No matter which method you choose, you should first collect as many open flowers as you can. Rinse them off and allow them to dry on a clean, dry cloth. Before continuing, remove any stems and/or small fruits that have begun to develop as they may add bitterness to the final product.
Cool maceration method
Mash the petals with a mortar and pestle. Cover the mashed flowers with cold water and cover the mixture with a lid or plastic wrap. Leave in undisturbed overnight. The next day, strain the petals from the water.
Hot infusion method
The infusion method can be made with fresh or dry petals. Cover the petals in boiling water and allow them to infuse for several hours or overnight. Strain the petals from the infused water.
Extraction into alcohol
Place the clean petals into a clean bottle or jar. Cover all of the petals with alcohol. As you obtain more petals, you can keep adding them and add enough alcohol to keep them covered. Allow the mixture to sit for at least 2-3 weeks before filtering out the petals. (You can keep the petals in the alcohol too, if you prefer.)

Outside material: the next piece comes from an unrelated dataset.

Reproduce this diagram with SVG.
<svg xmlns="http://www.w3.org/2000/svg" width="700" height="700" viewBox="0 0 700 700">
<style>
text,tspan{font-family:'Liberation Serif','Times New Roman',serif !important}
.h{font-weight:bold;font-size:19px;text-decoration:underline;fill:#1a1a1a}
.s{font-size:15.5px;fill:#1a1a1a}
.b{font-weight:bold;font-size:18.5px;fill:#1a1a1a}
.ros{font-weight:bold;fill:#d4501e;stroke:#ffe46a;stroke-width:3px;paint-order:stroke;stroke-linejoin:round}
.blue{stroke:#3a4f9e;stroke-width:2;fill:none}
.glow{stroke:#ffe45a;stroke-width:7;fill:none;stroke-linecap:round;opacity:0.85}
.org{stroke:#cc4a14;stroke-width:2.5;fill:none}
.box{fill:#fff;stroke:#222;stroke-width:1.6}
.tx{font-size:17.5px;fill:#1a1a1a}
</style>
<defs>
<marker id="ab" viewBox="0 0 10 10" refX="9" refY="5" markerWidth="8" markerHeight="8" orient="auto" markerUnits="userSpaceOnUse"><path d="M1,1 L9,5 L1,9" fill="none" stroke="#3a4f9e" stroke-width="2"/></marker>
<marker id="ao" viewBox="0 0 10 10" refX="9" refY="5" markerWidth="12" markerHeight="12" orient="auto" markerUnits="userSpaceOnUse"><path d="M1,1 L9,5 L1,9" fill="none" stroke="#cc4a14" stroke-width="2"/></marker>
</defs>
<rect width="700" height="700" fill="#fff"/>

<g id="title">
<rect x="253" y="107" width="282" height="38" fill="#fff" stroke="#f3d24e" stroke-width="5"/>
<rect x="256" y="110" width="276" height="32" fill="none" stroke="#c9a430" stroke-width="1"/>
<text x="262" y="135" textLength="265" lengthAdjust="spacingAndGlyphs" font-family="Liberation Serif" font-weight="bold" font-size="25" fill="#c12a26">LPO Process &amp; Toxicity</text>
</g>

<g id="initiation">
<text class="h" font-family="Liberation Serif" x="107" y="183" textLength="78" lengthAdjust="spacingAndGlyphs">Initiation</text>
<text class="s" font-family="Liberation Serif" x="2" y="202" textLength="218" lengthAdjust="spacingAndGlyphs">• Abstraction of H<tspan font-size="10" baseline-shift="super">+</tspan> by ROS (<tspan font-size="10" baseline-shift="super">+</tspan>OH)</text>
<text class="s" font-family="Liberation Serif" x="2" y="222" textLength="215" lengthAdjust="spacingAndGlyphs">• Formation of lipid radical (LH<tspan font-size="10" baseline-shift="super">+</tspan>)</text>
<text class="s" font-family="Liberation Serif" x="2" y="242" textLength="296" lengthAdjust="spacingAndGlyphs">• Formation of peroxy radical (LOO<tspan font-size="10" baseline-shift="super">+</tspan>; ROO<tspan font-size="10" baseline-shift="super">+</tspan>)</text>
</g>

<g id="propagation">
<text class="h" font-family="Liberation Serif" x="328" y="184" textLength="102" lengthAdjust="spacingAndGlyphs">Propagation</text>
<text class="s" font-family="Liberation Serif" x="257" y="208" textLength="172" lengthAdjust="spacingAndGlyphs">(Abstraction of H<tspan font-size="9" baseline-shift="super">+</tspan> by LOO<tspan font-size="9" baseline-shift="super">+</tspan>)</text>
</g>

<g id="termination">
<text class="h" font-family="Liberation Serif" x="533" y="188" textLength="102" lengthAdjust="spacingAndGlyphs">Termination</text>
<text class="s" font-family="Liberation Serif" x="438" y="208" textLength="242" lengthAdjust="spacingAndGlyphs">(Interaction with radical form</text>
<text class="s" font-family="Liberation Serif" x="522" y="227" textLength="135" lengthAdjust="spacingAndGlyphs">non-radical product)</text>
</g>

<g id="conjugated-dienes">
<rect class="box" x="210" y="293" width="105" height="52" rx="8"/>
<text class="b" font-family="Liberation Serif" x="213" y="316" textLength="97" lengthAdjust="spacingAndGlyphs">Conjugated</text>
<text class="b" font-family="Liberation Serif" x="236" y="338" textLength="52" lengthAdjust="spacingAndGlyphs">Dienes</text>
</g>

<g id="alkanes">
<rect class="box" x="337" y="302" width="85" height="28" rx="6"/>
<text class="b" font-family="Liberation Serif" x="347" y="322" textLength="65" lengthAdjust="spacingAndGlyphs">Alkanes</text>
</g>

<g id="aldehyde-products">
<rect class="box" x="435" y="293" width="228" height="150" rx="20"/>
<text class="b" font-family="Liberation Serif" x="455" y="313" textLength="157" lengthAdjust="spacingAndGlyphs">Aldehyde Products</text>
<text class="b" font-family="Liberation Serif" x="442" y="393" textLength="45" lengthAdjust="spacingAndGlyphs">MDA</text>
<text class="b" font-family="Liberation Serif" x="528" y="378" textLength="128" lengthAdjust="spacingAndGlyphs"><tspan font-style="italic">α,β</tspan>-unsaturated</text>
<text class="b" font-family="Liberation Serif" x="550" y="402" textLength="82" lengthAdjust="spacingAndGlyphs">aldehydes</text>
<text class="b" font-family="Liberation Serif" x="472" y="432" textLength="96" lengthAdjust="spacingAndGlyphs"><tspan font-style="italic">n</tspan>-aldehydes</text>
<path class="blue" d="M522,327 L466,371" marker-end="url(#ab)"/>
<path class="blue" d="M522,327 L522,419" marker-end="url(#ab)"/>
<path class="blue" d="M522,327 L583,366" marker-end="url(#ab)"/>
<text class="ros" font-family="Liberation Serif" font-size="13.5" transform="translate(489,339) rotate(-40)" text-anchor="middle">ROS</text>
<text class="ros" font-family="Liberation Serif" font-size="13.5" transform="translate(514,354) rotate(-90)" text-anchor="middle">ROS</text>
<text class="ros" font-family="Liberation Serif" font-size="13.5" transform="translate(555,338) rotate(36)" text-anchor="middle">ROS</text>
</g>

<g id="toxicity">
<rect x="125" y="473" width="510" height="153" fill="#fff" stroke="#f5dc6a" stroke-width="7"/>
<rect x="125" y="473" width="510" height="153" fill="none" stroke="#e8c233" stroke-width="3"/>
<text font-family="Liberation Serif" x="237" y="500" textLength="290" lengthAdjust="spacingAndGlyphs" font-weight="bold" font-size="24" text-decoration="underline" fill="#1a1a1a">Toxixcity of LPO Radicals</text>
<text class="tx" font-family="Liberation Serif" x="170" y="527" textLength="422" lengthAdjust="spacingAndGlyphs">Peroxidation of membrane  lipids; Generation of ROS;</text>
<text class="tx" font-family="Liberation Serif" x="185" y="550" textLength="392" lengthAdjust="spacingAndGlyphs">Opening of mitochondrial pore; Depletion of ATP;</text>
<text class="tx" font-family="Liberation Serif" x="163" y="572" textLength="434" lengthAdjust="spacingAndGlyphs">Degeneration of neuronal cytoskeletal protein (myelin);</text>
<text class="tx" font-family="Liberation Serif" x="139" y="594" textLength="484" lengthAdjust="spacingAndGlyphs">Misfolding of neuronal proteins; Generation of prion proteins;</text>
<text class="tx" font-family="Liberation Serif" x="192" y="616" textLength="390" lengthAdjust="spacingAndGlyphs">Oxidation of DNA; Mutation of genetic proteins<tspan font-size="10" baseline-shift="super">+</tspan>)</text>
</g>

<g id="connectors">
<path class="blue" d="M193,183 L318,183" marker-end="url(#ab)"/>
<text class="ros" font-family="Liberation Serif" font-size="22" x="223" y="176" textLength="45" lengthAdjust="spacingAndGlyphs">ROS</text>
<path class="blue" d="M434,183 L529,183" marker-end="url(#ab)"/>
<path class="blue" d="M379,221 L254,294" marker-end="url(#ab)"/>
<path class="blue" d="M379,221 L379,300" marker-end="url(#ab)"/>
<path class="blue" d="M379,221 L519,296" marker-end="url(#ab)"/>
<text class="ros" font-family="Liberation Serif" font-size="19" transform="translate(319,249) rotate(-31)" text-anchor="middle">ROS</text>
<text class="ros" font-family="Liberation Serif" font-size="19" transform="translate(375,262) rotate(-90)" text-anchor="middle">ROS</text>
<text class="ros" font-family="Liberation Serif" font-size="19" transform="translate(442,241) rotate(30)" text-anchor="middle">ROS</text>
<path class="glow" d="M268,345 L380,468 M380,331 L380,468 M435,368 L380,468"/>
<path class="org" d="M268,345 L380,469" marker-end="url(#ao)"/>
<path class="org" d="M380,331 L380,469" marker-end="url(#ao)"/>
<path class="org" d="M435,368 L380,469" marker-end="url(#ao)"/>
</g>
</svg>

When ready to use the extract, filter the mixture through a fine-mesh sieve lined with a clean cloth. Strain it into a bottle and store it in a cool, dry place.

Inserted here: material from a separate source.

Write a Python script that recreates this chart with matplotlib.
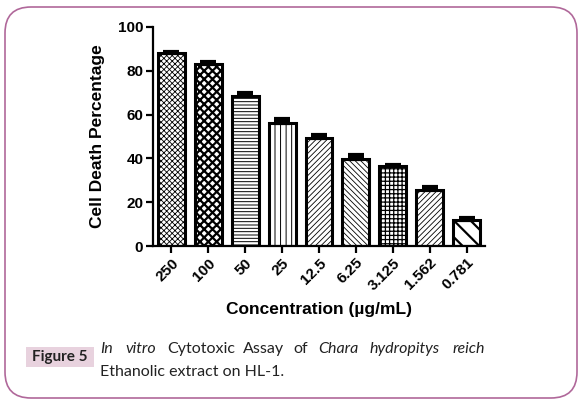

Orange blossom water should be stored in the fridge and used within 10 days. While some people claim it will keep for several months, because it is an organic product made without a preservative, it will likely grow bacteria and perhaps even mold. While mold is obvious to see, bacteria can be invisible. In any case, toss the batch at the first signs of changes in color, scent, flavor, or texture. (I left mine out of the fridge and it became cloudy within several days. It also developed a fermented, musty scent.)

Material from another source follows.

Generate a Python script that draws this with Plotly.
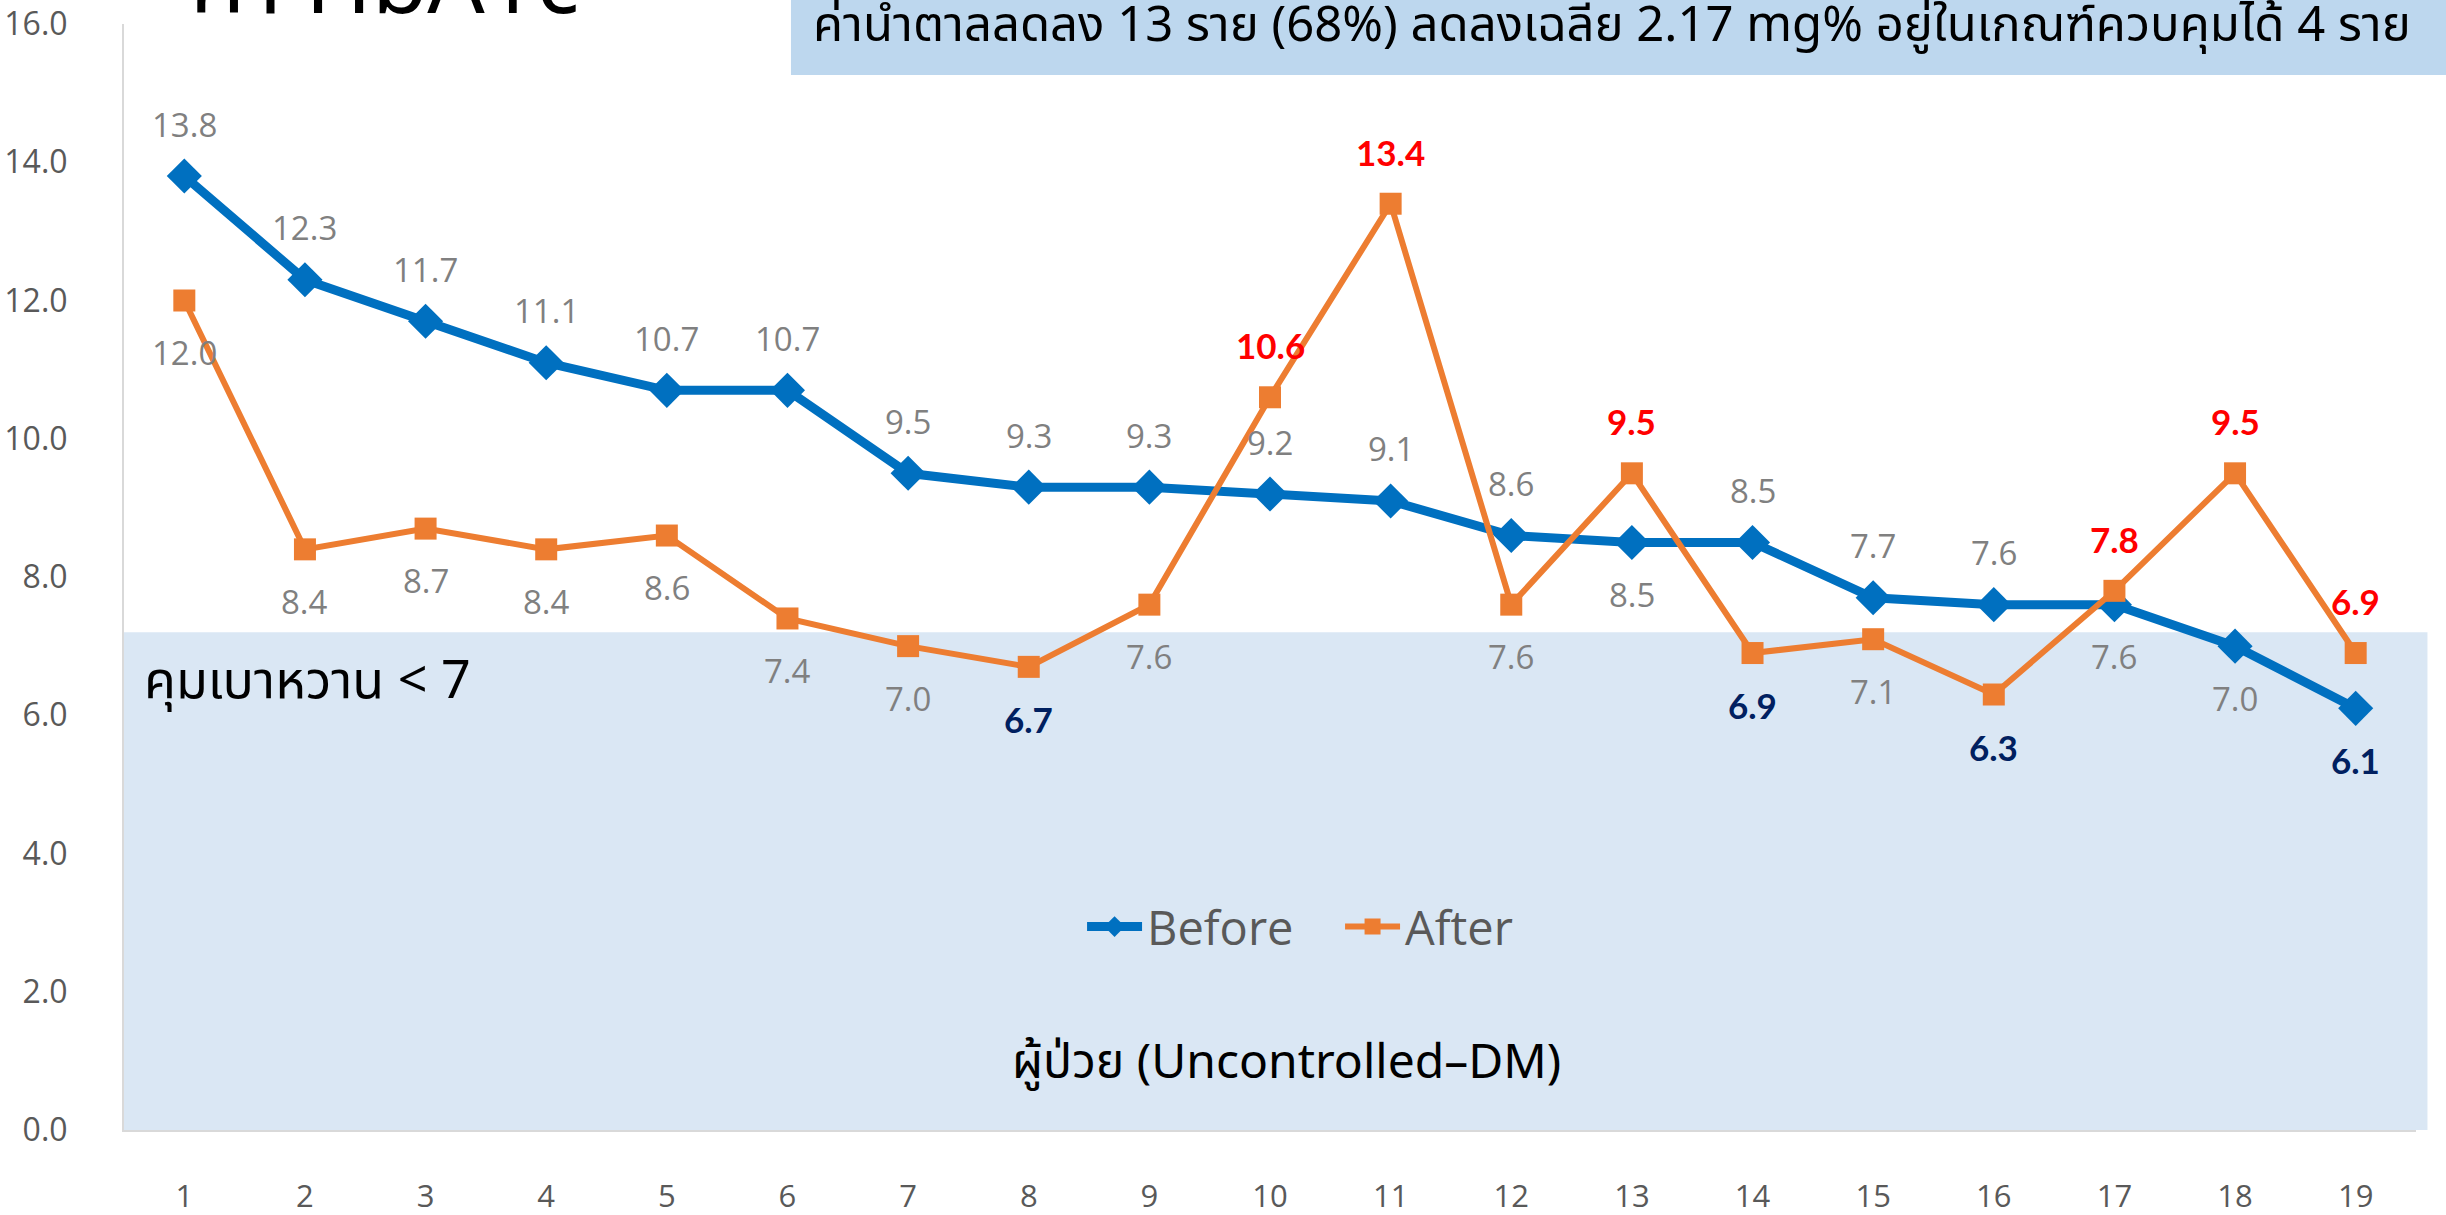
import plotly.graph_objects as go

# ---------------- data ----------------
patients = list(range(1, 20))
before = [13.8, 12.3, 11.7, 11.1, 10.7, 10.7, 9.5, 9.3, 9.3, 9.2, 9.1, 8.6, 8.5, 8.5, 7.7, 7.6, 7.6, 7.0, 6.1]
after = [12.0, 8.4, 8.7, 8.4, 8.6, 7.4, 7.0, 6.7, 7.6, 10.6, 13.4, 7.6, 9.5, 6.9, 7.1, 6.3, 7.8, 9.5, 6.9]
y_ticks = [0, 2, 4, 6, 8, 10, 12, 14, 16]
control_zone_top = 7.2
control_goal = 7

title_text = "ค่า HbA1c"
banner_text = "ค่าน้ำตาลลดลง 13 ราย (68%) ลดลงเฉลี่ย 2.17 mg% อยู่ในเกณฑ์ควบคุมได้ 4 ราย"
zone_text = "คุมเบาหวาน < 7"
xaxis_text = "ผู้ป่วย (Uncontrolled–DM)"

# label placement (style): above / below the point
before_side = ["above"] * 12 + ["below"] + ["above"] * 3 + ["below"] * 3
after_side = ["below"] * 9 + ["above"] * 2 + ["below"] + ["above"] + ["below"] * 3 + ["above"] * 3

# ---------------- styles ----------------
BLUE = "#0070C0"
ORANGE = "#ED7D31"
GREY_LBL = "#808080"
RED = "#FF0000"
NAVY = "#002060"
TICK = "#595959"
THAI = "Noto Sans Thai, Noto Sans, Open Sans, sans-serif"
LBL_FONT = "Open Sans, Liberation Sans, sans-serif"

fig = go.Figure()

fig.add_trace(go.Scatter(
    x=patients, y=before, name="Before", mode="lines+markers",
    line=dict(color=BLUE, width=9),
    marker=dict(symbol="diamond", size=27, color=BLUE),
))
fig.add_trace(go.Scatter(
    x=patients, y=after, name="After", mode="lines+markers",
    line=dict(color=ORANGE, width=6),
    marker=dict(symbol="square", size=22, color=ORANGE),
))

annotations = []


def add_labels(values, sides, other=None):
    for i, (p, v, s) in enumerate(zip(patients, values, sides)):
        txt = f"{v:.1f}"
        if other is not None and v > other[i]:
            font = dict(family="Lato, sans-serif", size=35, color=RED, weight="bold")
        elif v < control_goal:
            font = dict(family="Lato, sans-serif", size=35, color=NAVY, weight="bold")
        else:
            font = dict(family=LBL_FONT, size=33, color=GREY_LBL)
        annotations.append(dict(
            x=p, y=v, xref="x", yref="y", text=txt, showarrow=False,
            font=font, yanchor="middle", xanchor="center",
            yshift=52 if s == "above" else -52,
        ))


add_labels(before, before_side)
add_labels(after, after_side, other=before)

# text annotations
annotations.append(dict(
    x=0.008, y=0.405, xref="paper", yref="paper", text=zone_text, showarrow=False,
    xanchor="left", yanchor="middle", font=dict(family=THAI, size=52, color="#000000"),
))
annotations.append(dict(
    x=0.507, y=0.06, xref="paper", yref="paper", text=xaxis_text, showarrow=False,
    xanchor="center", yanchor="middle", font=dict(family=THAI, size=48, color="#000000"),
))
annotations.append(dict(
    x=0.028, y=0.971, xref="paper", yref="paper", text=title_text, showarrow=False,
    xanchor="left", yanchor="bottom", font=dict(family=THAI, size=90, color="#000000"),
))
annotations.append(dict(
    x=0.2997, y=0.963, xref="paper", yref="paper", text=banner_text, showarrow=False,
    xanchor="left", yanchor="bottom", font=dict(family=THAI, size=49, color="#000000"),
))

shapes = [
    # control zone
    dict(type="rect", xref="paper", yref="y", x0=0.0, x1=1.005, y0=0, y1=control_zone_top,
         fillcolor="#DAE7F4", line=dict(width=0), layer="below"),
    # banner
    dict(type="rect", xref="paper", yref="paper", x0=0.291, x1=1.02, y0=0.954, y1=1.05,
         fillcolor="#BDD7EE", line=dict(width=0), layer="below"),
]

fig.update_layout(
    width=2446, height=1215,
    margin=dict(l=124, r=30, t=24, b=85, autoexpand=False),
    paper_bgcolor="white", plot_bgcolor="white",
    showlegend=True,
    legend=dict(orientation="h", x=0.418, y=0.1835, xanchor="left", yanchor="middle",
                bgcolor="rgba(0,0,0,0)", font=dict(family=LBL_FONT, size=47, color=TICK),
                itemwidth=55, entrywidth=188, entrywidthmode="pixels"),
    annotations=annotations,
    shapes=shapes,
)
fig.update_xaxes(
    range=[0.5, 19.5], tickmode="array", tickvals=patients,
    ticktext=[str(p) for p in patients], automargin=False,
    showgrid=False, zeroline=False, showline=True, linecolor="#D9D9D9", linewidth=2,
    tickfont=dict(family=LBL_FONT, size=31, color=TICK), ticks="",
    ticklabelstandoff=38,
)
fig.update_yaxes(
    range=[0, 16], tickmode="array", tickvals=y_ticks,
    ticktext=[f"{t:.1f}" for t in y_ticks], automargin=False,
    showgrid=False, zeroline=False, showline=True, linecolor="#D9D9D9", linewidth=2,
    tickfont=dict(family=LBL_FONT, size=32, color=TICK), ticks="",
    ticklabelstandoff=48,
)

fig.write_html("out.html", config={"displayModeBar": False},
               post_script="document.body.style.margin='0';document.body.style.overflow='hidden';")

Orange blossom extract made with alcohol will keep much, much longer; probably indefinitely.
Orange Blossom Water (Agua de Azahar)
- stainless steel funnel
- mesh strainer
- 1 cup orange blossoms
For infusion method in water
- 1 cup water
For alcohol extract method
- 1 cup high proof alcohol like vodka, gin, or rum
- Rinse the orange blossoms in water and allow them to dry over a clean, dry cloth.
- Remove any stems and/or small fruit that have begun to form within the flowers.
Cool maceration method
- Mash the petals with a mortar and pestle.
- Cover the mashed flowers with cold water and cover the mixture with a lid or plastic wrap. Leave undisturbed overnight.
- The next day, strain the petals from the water.
Hot infusion method
- Bring the cup of water to a boil.
- Cover the petals with the water while it's still hot.
- Cover them with a lid or plastic wrap and allow them to infuse for several hours or overnight.
- Strain the petals from the infused water.
Extraction into alcohol
- Place the clean petals into a clean bottle or jar and cover them with alcohol.
- As you obtain more petals, continue to add them to the bottle, covering them with more alcohol as needed.
- Allow the mixture to sit for at least 2-3 weeks before filtering out the petals. (You can keep the petals in the alcohol too, if you prefer.)
- When ready to use the extract, filter the mixture through a fine-mesh sieve or cloth.